## BEGIN

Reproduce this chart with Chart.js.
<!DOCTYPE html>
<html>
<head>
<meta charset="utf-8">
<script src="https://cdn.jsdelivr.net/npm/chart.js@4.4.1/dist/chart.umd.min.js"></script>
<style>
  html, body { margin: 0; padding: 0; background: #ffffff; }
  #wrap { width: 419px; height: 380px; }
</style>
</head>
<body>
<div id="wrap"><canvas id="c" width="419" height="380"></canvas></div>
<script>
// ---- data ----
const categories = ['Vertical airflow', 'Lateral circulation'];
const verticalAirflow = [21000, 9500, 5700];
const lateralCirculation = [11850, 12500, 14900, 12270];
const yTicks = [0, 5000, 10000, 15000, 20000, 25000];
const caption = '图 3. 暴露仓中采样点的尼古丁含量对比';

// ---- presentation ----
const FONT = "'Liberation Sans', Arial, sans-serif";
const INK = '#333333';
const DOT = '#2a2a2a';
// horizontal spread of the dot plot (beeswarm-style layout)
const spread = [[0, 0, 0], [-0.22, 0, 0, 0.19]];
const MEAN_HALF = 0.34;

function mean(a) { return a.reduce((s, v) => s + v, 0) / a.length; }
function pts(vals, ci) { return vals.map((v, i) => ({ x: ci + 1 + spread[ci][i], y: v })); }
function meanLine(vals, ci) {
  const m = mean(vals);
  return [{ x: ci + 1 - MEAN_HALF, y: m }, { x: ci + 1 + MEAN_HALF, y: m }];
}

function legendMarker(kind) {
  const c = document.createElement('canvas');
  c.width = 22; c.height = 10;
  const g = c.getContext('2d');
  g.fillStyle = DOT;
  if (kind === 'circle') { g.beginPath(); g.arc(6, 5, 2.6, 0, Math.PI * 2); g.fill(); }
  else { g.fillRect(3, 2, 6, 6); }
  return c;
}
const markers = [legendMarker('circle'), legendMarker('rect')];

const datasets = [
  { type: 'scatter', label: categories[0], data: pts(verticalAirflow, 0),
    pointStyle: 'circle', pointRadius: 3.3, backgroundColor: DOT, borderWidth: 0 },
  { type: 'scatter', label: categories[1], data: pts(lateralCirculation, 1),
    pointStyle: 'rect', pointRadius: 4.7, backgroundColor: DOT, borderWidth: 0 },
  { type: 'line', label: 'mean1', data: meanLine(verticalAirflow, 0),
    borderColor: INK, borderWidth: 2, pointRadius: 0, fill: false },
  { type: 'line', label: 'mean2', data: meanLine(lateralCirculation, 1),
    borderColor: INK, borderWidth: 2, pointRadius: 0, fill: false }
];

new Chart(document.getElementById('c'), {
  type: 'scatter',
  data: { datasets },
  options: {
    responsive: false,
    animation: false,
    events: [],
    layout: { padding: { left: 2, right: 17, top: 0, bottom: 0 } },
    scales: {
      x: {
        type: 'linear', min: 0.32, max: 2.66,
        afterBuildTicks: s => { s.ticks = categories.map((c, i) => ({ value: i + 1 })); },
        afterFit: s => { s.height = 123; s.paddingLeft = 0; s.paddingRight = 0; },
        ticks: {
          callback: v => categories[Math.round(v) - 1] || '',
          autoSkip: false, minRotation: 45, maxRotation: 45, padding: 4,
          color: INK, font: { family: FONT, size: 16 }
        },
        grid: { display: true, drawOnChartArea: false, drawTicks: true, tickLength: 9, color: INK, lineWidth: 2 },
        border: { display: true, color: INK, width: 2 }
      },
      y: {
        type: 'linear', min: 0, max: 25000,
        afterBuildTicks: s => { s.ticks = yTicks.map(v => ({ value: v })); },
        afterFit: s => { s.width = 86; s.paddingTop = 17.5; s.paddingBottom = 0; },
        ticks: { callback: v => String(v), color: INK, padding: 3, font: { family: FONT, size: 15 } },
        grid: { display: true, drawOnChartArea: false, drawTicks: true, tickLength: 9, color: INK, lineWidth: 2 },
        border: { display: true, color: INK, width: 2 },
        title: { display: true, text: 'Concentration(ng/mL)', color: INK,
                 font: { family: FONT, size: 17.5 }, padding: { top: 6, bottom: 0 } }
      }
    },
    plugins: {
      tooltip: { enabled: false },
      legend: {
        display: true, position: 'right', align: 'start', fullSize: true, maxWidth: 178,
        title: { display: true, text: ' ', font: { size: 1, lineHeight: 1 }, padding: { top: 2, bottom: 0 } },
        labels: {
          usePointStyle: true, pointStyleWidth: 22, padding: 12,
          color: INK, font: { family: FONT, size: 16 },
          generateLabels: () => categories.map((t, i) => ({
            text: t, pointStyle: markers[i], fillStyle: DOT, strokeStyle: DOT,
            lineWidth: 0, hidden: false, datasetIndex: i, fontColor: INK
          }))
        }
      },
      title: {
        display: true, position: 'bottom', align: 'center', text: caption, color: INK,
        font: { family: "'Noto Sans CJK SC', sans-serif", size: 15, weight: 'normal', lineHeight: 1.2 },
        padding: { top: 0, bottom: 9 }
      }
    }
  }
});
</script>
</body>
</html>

## END
## BEGIN

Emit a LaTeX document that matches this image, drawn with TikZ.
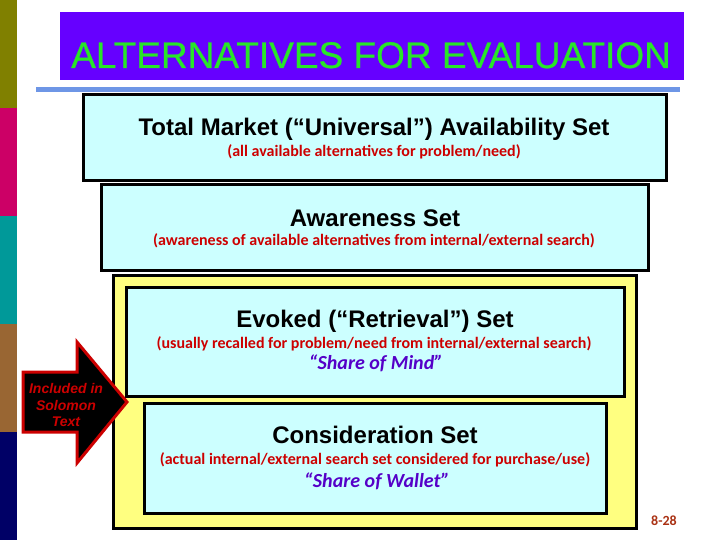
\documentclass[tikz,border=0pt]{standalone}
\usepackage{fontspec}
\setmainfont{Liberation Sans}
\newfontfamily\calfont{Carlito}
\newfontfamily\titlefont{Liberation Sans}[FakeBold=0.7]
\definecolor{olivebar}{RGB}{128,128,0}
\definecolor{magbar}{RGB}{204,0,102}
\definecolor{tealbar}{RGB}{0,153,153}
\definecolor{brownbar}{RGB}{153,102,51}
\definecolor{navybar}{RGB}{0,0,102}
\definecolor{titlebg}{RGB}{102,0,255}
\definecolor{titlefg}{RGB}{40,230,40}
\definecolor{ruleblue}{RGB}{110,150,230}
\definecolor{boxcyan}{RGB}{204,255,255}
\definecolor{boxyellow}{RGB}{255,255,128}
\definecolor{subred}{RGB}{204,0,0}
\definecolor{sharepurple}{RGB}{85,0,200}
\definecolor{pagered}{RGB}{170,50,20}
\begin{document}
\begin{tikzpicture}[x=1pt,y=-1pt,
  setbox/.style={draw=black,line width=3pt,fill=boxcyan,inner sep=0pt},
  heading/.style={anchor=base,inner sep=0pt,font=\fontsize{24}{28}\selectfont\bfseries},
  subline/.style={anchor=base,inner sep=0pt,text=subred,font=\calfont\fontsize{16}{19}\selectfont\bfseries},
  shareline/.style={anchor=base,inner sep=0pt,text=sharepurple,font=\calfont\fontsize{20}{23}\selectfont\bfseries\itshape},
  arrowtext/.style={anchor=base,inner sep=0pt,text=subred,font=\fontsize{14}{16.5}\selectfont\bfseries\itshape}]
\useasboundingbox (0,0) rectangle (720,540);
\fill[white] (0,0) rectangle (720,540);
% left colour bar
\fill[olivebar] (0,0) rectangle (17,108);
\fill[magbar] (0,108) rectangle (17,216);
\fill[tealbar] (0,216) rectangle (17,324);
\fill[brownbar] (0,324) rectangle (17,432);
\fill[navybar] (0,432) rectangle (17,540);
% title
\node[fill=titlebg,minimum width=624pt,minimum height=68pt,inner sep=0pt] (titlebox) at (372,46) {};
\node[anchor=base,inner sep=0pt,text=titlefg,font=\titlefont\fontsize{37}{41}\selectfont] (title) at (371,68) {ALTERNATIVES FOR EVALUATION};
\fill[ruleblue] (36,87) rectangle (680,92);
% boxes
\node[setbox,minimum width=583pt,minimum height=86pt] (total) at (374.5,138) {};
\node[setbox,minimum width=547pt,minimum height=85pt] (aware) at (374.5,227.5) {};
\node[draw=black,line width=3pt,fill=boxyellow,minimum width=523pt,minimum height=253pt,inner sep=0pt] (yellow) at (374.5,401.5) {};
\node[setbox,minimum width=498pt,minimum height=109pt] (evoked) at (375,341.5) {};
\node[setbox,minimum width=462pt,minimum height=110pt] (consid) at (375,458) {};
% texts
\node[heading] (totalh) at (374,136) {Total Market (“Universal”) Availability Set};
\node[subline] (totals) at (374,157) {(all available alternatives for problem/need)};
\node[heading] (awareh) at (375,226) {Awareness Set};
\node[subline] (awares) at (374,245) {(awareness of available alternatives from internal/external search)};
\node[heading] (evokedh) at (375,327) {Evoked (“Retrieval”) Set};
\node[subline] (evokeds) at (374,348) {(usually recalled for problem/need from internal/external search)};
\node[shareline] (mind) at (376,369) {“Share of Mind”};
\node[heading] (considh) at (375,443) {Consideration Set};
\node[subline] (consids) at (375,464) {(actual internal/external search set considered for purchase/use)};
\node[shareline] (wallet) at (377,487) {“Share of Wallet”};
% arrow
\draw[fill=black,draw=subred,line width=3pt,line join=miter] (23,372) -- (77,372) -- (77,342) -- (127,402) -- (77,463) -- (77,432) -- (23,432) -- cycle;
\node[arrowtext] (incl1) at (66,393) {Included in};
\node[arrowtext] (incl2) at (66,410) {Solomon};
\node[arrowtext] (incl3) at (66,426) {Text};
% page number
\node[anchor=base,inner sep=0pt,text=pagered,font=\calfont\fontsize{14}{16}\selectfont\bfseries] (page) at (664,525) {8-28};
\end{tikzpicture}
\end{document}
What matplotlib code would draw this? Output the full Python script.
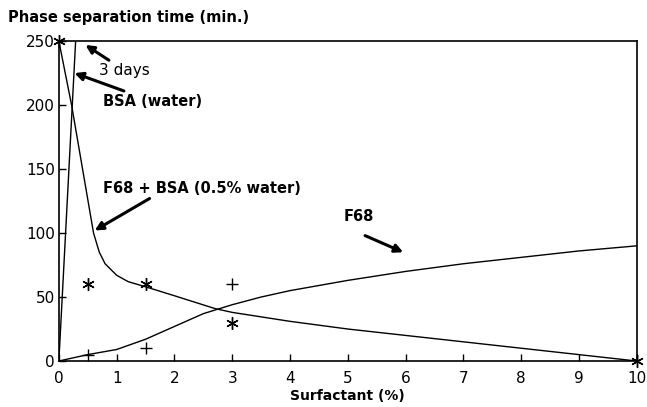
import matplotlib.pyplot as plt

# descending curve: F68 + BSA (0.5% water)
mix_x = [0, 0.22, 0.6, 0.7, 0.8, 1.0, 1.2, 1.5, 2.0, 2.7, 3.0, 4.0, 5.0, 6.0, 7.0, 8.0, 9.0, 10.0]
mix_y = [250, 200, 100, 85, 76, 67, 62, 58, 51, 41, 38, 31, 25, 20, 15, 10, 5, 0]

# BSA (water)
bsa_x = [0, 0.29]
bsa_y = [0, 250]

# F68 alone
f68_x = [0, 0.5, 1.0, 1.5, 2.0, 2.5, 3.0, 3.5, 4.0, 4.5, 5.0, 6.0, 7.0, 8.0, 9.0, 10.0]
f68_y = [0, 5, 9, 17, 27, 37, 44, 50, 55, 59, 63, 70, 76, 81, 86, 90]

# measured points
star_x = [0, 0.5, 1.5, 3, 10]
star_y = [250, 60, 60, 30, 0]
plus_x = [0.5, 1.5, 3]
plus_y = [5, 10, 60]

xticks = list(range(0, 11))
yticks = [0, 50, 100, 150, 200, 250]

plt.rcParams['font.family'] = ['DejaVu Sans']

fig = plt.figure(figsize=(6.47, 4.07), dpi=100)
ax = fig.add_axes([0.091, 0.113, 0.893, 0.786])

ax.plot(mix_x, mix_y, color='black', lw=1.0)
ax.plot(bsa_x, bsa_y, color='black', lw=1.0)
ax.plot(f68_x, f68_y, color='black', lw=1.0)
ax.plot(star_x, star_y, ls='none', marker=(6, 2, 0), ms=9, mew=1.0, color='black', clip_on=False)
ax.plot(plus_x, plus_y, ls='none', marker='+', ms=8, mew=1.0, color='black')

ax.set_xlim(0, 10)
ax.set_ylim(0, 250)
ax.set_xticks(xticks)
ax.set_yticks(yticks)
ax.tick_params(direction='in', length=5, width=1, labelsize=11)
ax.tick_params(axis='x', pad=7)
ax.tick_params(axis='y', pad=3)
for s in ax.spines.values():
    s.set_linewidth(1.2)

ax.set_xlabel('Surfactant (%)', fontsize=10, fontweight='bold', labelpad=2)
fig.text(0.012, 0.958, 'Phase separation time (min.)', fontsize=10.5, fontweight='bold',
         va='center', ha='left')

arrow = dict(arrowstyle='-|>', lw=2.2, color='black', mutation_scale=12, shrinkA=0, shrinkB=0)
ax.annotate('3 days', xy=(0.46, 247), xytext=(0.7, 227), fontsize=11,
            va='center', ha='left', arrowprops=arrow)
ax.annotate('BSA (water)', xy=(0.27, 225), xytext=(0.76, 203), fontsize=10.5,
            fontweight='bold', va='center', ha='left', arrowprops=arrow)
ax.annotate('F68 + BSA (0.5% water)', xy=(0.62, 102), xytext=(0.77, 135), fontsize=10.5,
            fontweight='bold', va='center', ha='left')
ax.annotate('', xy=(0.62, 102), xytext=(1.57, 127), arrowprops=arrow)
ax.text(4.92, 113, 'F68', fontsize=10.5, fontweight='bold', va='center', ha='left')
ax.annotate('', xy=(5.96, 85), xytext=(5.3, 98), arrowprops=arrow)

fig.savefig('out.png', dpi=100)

## END

▶ [EXERCISE BRIEF]: In the listing above, find the line containing "Reproduce this chart with Chart.js." and the line containing "const MEAN_HALF = 0.34;", then quote both, plus every line between them, exactly as written.

▶ [REPLY TO THE EXERCISE]:
Reproduce this chart with Chart.js.
<!DOCTYPE html>
<html>
<head>
<meta charset="utf-8">
<script src="https://cdn.jsdelivr.net/npm/chart.js@4.4.1/dist/chart.umd.min.js"></script>
<style>
  html, body { margin: 0; padding: 0; background: #ffffff; }
  #wrap { width: 419px; height: 380px; }
</style>
</head>
<body>
<div id="wrap"><canvas id="c" width="419" height="380"></canvas></div>
<script>
// ---- data ----
const categories = ['Vertical airflow', 'Lateral circulation'];
const verticalAirflow = [21000, 9500, 5700];
const lateralCirculation = [11850, 12500, 14900, 12270];
const yTicks = [0, 5000, 10000, 15000, 20000, 25000];
const caption = '图 3. 暴露仓中采样点的尼古丁含量对比';

// ---- presentation ----
const FONT = "'Liberation Sans', Arial, sans-serif";
const INK = '#333333';
const DOT = '#2a2a2a';
// horizontal spread of the dot plot (beeswarm-style layout)
const spread = [[0, 0, 0], [-0.22, 0, 0, 0.19]];
const MEAN_HALF = 0.34;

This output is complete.